Anyhoodle, here's a mini-recap. I'm posting at my night job, so hopefully, more to follow. :)


  • School has been kicking my ass, and I have been riding the crazy train all the way to Just Quit My Fucking Job town. Mrs. LeDouchetard and her cronies have made my life miserable, and my mantra, which started with, "I just have to make it through the year," and later changed to, "I just have to make it through the month," and eventually turned into, "I just have to make it through the day," almost became, "Oh, Lord. Please help me not stick my head in the oven a la Sylvia Plath." We're talking crying almost every day, cursing like a pirate, and just generally hoping to end my misery.
  • Because some parents are assholes. Period. And apparently, it was a witch hunt, and guess who was riding the broom?
  • And those parents just hate my guts, which is odd because I am really a loveable person. Like, especially loveable.
  • So finally, like the Israelites who traveled for 40 years and finally made it to Canaan, I was called to my principal's office and told that they had decided to move me back to second grade. Essentially, being demoted, but who gives a fuck? Because it means an end to the LeDouchetard saga.
  • Yay for me!
  • Joe, one of the only rays of sunshine in this craptastic extravaganza, and I recently celebrated our nine year anniversary. We ususally don't exchange gifts, but in addition to getting me DVR (which has totally changed my life!), he bought me a snuggie, a STAR magazine, and a pound of M&M's (which I ate in a 24 hour time period).
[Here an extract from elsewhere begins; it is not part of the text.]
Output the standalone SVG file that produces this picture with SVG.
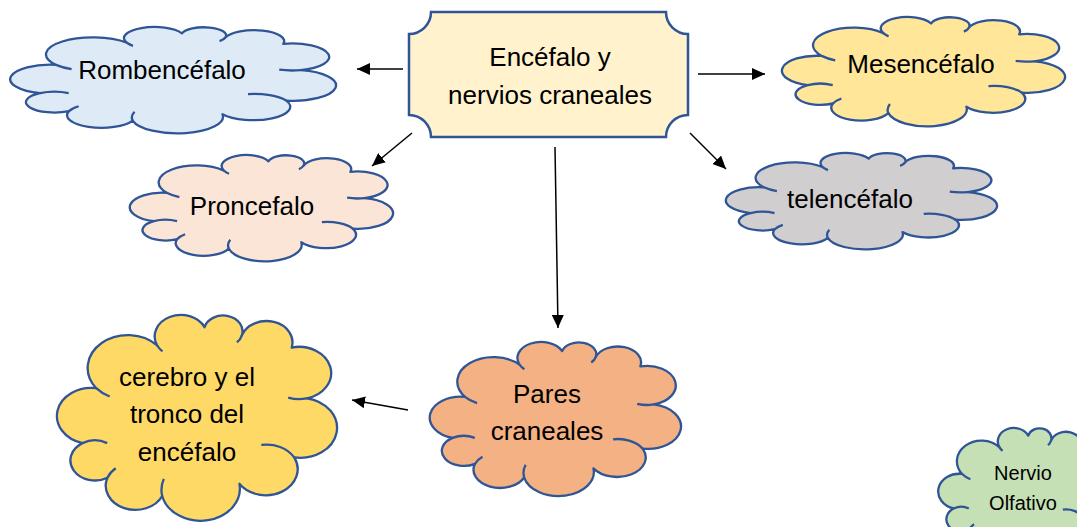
<svg xmlns="http://www.w3.org/2000/svg" xmlns:xlink="http://www.w3.org/1999/xlink" width="1077" height="527" viewBox="0 0 1077 527">
<style>
.cl{stroke:#2F5597;stroke-width:2.3;stroke-linejoin:round}
.t{font-family:"Liberation Sans",Arial,sans-serif;font-size:26px;fill:#000;text-anchor:middle}
.ts{font-family:"Liberation Sans",Arial,sans-serif;font-size:20px;fill:#000;text-anchor:middle}
.ar{stroke:#000;stroke-width:1.5;fill:none;marker-end:url(#ah)}
</style>
<defs>
<marker id="ah" markerUnits="userSpaceOnUse" markerWidth="14" markerHeight="12" refX="13" refY="6" orient="auto">
<path d="M0,0 L13,6 L0,12 Z" fill="#000"/>
</marker>
<g id="cloud">
<path vector-effect="non-scaling-stroke" d="M9.5,34 A16.15,16.15 0 0 1 34,13 A10.5,10.5 0 0 1 53,4 A7.75,7.75 0 0 1 68,8 A10.45,10.45 0 0 1 88,14 A12.85,12.85 0 0 1 94,39 A14.7,14.7 0 0 1 89,68 A12.8,12.8 0 0 1 67,81 A15.8,15.8 0 0 1 36,87 A11.9,11.9 0 0 1 14,78 A9.85,9.85 0 0 1 4,61 A13.8,13.8 0 0 1 9.5,34 Z"/>
<path vector-effect="non-scaling-stroke" fill="none" d="M14.9,38.1 A16.15,16.15 0 0 1 9.5,34 M4,61 A9.85,9.85 0 0 1 13.9,61 M75.8,61.9 A12.8,12.8 0 0 1 89,68 M36.1,15.9 A10.5,10.5 0 0 1 34,13 M68,8 A7.75,7.75 0 0 1 66,11.5 M94,39 A12.85,12.85 0 0 1 86.6,38.6 M36,87 A15.8,15.8 0 0 1 36.65,78.6 M14,78 A11.9,11.9 0 0 1 17.35,73.4"/>
</g>
</defs>
<rect width="1077" height="527" fill="#fff"/>
<g id="connectors">
<line class="ar" x1="403" y1="69" x2="357" y2="69"/>
<line class="ar" x1="698" y1="74" x2="765" y2="74"/>
<line class="ar" x1="412" y1="133" x2="372" y2="166"/>
<line class="ar" x1="690" y1="133" x2="726" y2="169"/>
<line class="ar" x1="555" y1="147" x2="558" y2="328"/>
<line class="ar" x1="408" y1="410" x2="352" y2="400"/>
</g>
<g id="encefalo">
<path d="M431,12 H666 A22,22 0 0 0 688,34 V115 A22,22 0 0 0 666,137 H431 A22,22 0 0 0 409,115 V34 A22,22 0 0 0 431,12 Z" fill="#FFF2CC" stroke="#2F5597" stroke-width="2.5"/>
<text class="t" x="550" y="66">Encéfalo y</text>
<text class="t" x="550" y="104">nervios craneales</text>
</g>
<g id="rombencefalo">
<use xlink:href="#cloud" class="cl" fill="#DEEBF7" transform="translate(8,27) scale(2.8962,1.0511) translate(7.05,2)"/>
<text class="t" x="162" y="79">Rombencéfalo</text>
</g>
<g id="mesencefalo">
<use xlink:href="#cloud" class="cl" fill="#FFE699" transform="translate(780,17) scale(2.5166,1.0806) translate(7.05,2)"/>
<text class="t" x="921" y="73">Mesencéfalo</text>
</g>
<g id="proncefalo">
<use xlink:href="#cloud" class="cl" fill="#FBE5D6" transform="translate(128,155) scale(2.34,1.0511) translate(7.05,2)"/>
<text class="t" x="252" y="215">Proncefalo</text>
</g>
<g id="telencefalo">
<use xlink:href="#cloud" class="cl" fill="#D0CECE" transform="translate(724,153) scale(2.4106,0.9528) translate(7.05,2)"/>
<text class="t" x="850" y="208">telencéfalo</text>
</g>
<g id="cerebro">
<use xlink:href="#cloud" class="cl" fill="#FFD966" transform="translate(55,315) scale(2.4901,2.0334) translate(7.05,2)"/>
<text class="t" x="187" y="386">cerebro y el</text>
<text class="t" x="187" y="423">tronco del</text>
<text class="t" x="187" y="461">encéfalo</text>
</g>
<g id="pares">
<use xlink:href="#cloud" class="cl" fill="#F4B183" transform="translate(428,342) scale(2.234,1.5226) translate(7.05,2)"/>
<text class="t" x="547" y="403">Pares</text>
<text class="t" x="547" y="440">craneales</text>
</g>
<g id="nervio-olfativo">
<use xlink:href="#cloud" class="cl" fill="#C5E0B4" transform="translate(937,428) scale(1.5188,1.277) translate(7.05,2)"/>
<text class="ts" x="1023" y="480">Nervio</text>
<text class="ts" x="1023" y="510">Olfativo</text>
</g>
</svg>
  • Which brings me to my expanding girth, and the fact that I have been eating my feelings for the last few months. Deep sigh.
  • But now that I am going to be a happy camper and not have to suffer the emotional torture of my day job, perhaps I will find the strength and energy to work out.
  • Maybe.

That's really it in a nutshell. I wish I had more exciting stuff to share, but it's the dawn of a new day. So keep your fingers crossed.